When Abby Fagerlin tried logging into Canvas, a popular educational technology platform, to check on her assignments Monday morning, she couldn’t get in.
That meant the 19-year-old college sophomore, who is studying physics at Pasadena City College, was unable to access materials she needed for her three classes, which were hosted on or linked through the learning management system. After searching online, she realized the Amazon Web Services outage that crippled much of the internet Monday had also temporarily taken down Canvas.
Fagerlin also couldn’t be sure if she’d missed a message from her professors—some of whom she said communicated exclusively with their students through a messaging system hosted on Canvas. Going to talk to one of her professors to ask for physical materials from his class, meanwhile, posed a separate challenge.

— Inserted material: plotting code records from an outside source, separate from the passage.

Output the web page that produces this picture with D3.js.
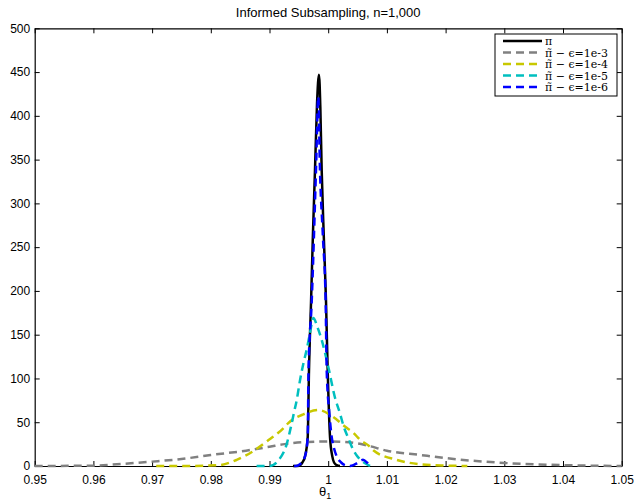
<!DOCTYPE html>
<html>
<head>
<meta charset="utf-8">
<script src="https://cdn.jsdelivr.net/npm/d3@7"></script>
<style>
  body { margin: 0; background: #fff; }
</style>
</head>
<body>
<div id="chart"></div>
<script>

//config
var WD = 637, HT = 504
var margin = { left: 34.7, right: 15.3, top: 28.3, bottom: 38 }
var width = WD - margin.left - margin.right
var height = HT - margin.top - margin.bottom

var titleText = "Informed Subsampling, n=1,000"
var xTicks = [0.95, 0.96, 0.97, 0.98, 0.99, 1, 1.01, 1.02, 1.03, 1.04, 1.05]
var yTicks = [0, 50, 100, 150, 200, 250, 300, 350, 400, 450, 500]

// curves
var blackX = [0.9940, 0.9948, 0.9952, 0.9956, 0.99605, 0.99651, 0.99673, 0.99707, 0.99740, 0.99775, 0.99810, 0.99843, 0.99866, 0.99889, 0.99925, 0.99962, 0.99991, 1.00031, 1.00070, 1.00100, 1.00145, 1.0020]
var blackY = [0, 0, 1, 4, 11, 33, 110, 186, 265, 338, 415, 447, 410, 338, 262, 190, 110, 33, 11, 4, 1, 0]

var grayX = [0.950, 0.960, 0.964, 0.970, 0.975, 0.980, 0.986, 0.990, 0.9926, 0.9966, 1.000, 1.0029, 1.0063, 1.0100, 1.0157, 1.0200, 1.0300, 1.0400, 1.0500]
var grayY = [0, 0.4, 2, 5, 8, 12.6, 17.5, 22, 25, 27.5, 28, 27.5, 24, 17.5, 12.6, 9, 3.5, 1, 0]

var yellowX = [0.9707, 0.9760, 0.98140, 0.98441, 0.98700, 0.98952, 0.99235, 0.99320, 0.99576, 0.99831, 1.00087, 1.00286, 1.00428, 1.00542, 1.00712, 1.00768, 1.01167, 1.01564, 1.0200, 1.0237]
var yellowY = [0, 0, 1, 7, 16, 28, 43, 49, 59, 64, 56, 45, 38, 30, 22, 18, 7, 2, 0.5, 0]

var cyanX = [0.9878, 0.9900, 0.99145, 0.99293, 0.99366, 0.99420, 0.99463, 0.99520, 0.99580, 0.99634, 0.99690, 0.99746, 0.99820, 0.99889, 1.00002, 1.00116, 1.00201, 1.00265, 1.00342, 1.00430, 1.00486, 1.00570, 1.00656, 1.00712]
var cyanY = [0, 0, 6, 25, 45, 62, 75, 98, 118, 133, 152, 169, 158, 144, 113, 78, 60, 45, 32, 18, 12, 6, 2, 0]

var blueX = [0.9942, 0.9945, 0.9952, 0.99605, 0.99651, 0.99665, 0.99718, 0.99792, 0.99831, 0.99860, 0.99910, 0.99957, 0.99974, 1.00020, 1.00060, 1.00100, 1.00145, 1.00220, 1.00286, 1.00371, 1.00430, 1.00486, 1.00593, 1.00660, 1.00712]
var blueY = [0, 0, 2, 11, 33, 110, 186, 338, 422, 338, 262, 186, 110, 60, 33, 20, 11, 4, 1, 0, 1, 3, 7, 4, 0]

var seriesNames = ["\u03c0", "\u03c0\u0303 \u2212 \u03f5=1e-3", "\u03c0\u0303 \u2212 \u03f5=1e-4", "\u03c0\u0303 \u2212 \u03f5=1e-5", "\u03c0\u0303 \u2212 \u03f5=1e-6"]
var seriesColors = ["#000000", "#808080", "#c8c800", "#00bfbf", "#0000ff"]
var seriesDash = [null, "8,5", "8,5", "8,5", "8,5"]

var series = [
  { x: blackX, y: blackY },
  { x: grayX, y: grayY },
  { x: yellowX, y: yellowY },
  { x: cyanX, y: cyanY },
  { x: blueX, y: blueY }
]

var svg = d3.select("#chart")
  .append("svg")
    .attr("width", WD)
    .attr("height", HT)
    .style("font-family", "'Liberation Sans', Arial, sans-serif")

var g = svg.append("g")
  .attr("transform", "translate(" + margin.left + "," + margin.top + ")")

var x = d3.scaleLinear().domain([0.95, 1.05]).range([0, width])
var y = d3.scaleLinear().domain([0, 500]).range([height, 0])

//axes, matlab style: ticks inside on all four sides
var fmt = d3.format("")
g.append("g")
  .attr("transform", "translate(0," + height + ")")
  .call(d3.axisBottom(x).tickValues(xTicks).tickSizeInner(-5).tickSizeOuter(0).tickPadding(9).tickFormat(fmt))
g.append("g")
  .call(d3.axisTop(x).tickValues(xTicks).tickSizeInner(-5).tickSizeOuter(0).tickFormat(""))
g.append("g")
  .call(d3.axisLeft(y).tickValues(yTicks).tickSizeInner(-5).tickSizeOuter(0).tickPadding(4.5))
g.append("g")
  .attr("transform", "translate(" + width + ",0)")
  .call(d3.axisRight(y).tickValues(yTicks).tickSizeInner(-5).tickSizeOuter(0).tickFormat(""))

g.selectAll(".domain").attr("stroke", "#000").attr("stroke-width", 1.2)
g.selectAll(".tick line").attr("stroke", "#000")
g.selectAll(".tick text")
  .attr("font-family", "'Liberation Sans', Arial, sans-serif")
  .attr("font-size", 12)
  .attr("fill", "#000")

//curves
var line = d3.line()
  .x(function(d) { return x(d[0]) })
  .y(function(d) { return y(d[1]) })
  .curve(d3.curveMonotoneX)

series.forEach(function(s, i) {
  var pts = s.x.map(function(v, j) { return [v, s.y[j]] })
  g.append("path")
    .datum(pts)
    .attr("d", line)
    .attr("fill", "none")
    .attr("stroke", seriesColors[i])
    .attr("stroke-width", 2.5)
    .attr("stroke-dasharray", seriesDash[i])
})

//title and x label
svg.append("text")
  .attr("x", margin.left + width / 2)
  .attr("y", 17)
  .attr("text-anchor", "middle")
  .attr("font-size", 13)
  .text(titleText)

var xl = svg.append("text")
  .attr("x", margin.left + width / 2 - 3)
  .attr("y", 496)
  .attr("text-anchor", "middle")
  .attr("font-size", 13)
xl.append("tspan").text("\u03b8")
xl.append("tspan").attr("font-size", 9).attr("dy", 3).text("1")

//legend
var lg = svg.append("g").attr("transform", "translate(495,34)")
lg.append("rect")
  .attr("width", 122)
  .attr("height", 62)
  .attr("fill", "#fff")
  .attr("stroke", "#000")
  .attr("stroke-width", 1)

seriesNames.forEach(function(name, i) {
  var ry = 7 + i * 11.5
  lg.append("line")
    .attr("x1", 8).attr("x2", 47)
    .attr("y1", ry).attr("y2", ry)
    .attr("stroke", seriesColors[i])
    .attr("stroke-width", 2.5)
    .attr("stroke-dasharray", seriesDash[i])
  lg.append("text")
    .attr("x", 50)
    .attr("y", ry + 4)
    .style("font-family", "'DejaVu Serif', 'Liberation Serif', serif")
    .style("font-size", "11px")
    .text(name)
})

</script>
</body>
</html>
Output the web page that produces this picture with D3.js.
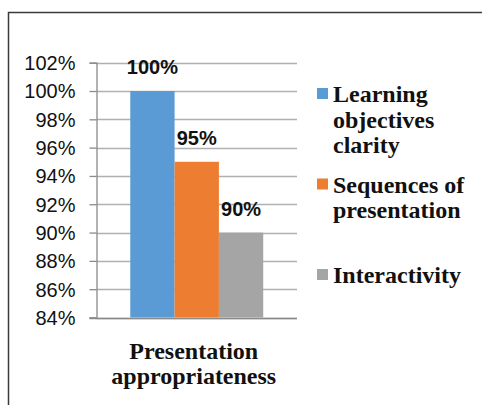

“His office hours are [posted] on Canvas,” she said.
It wasn’t just Fagerlin having problems. More than a dozen students at colleges and universities across the country told WIRED the Canvas outage threw off their schedules, preventing them from not just submitting and viewing assignments but also from participating in-class activities, contacting professors, and accessing the textbooks and other materials they need to study.
[…]the disruptions to students are a testament to just how popular Canvas is on college campuses—and how much of modern educational life is increasingly centered on a handful of educational technology platforms.
Thought textbooks were too expensive decades ago? Hang on, we can still make things worse.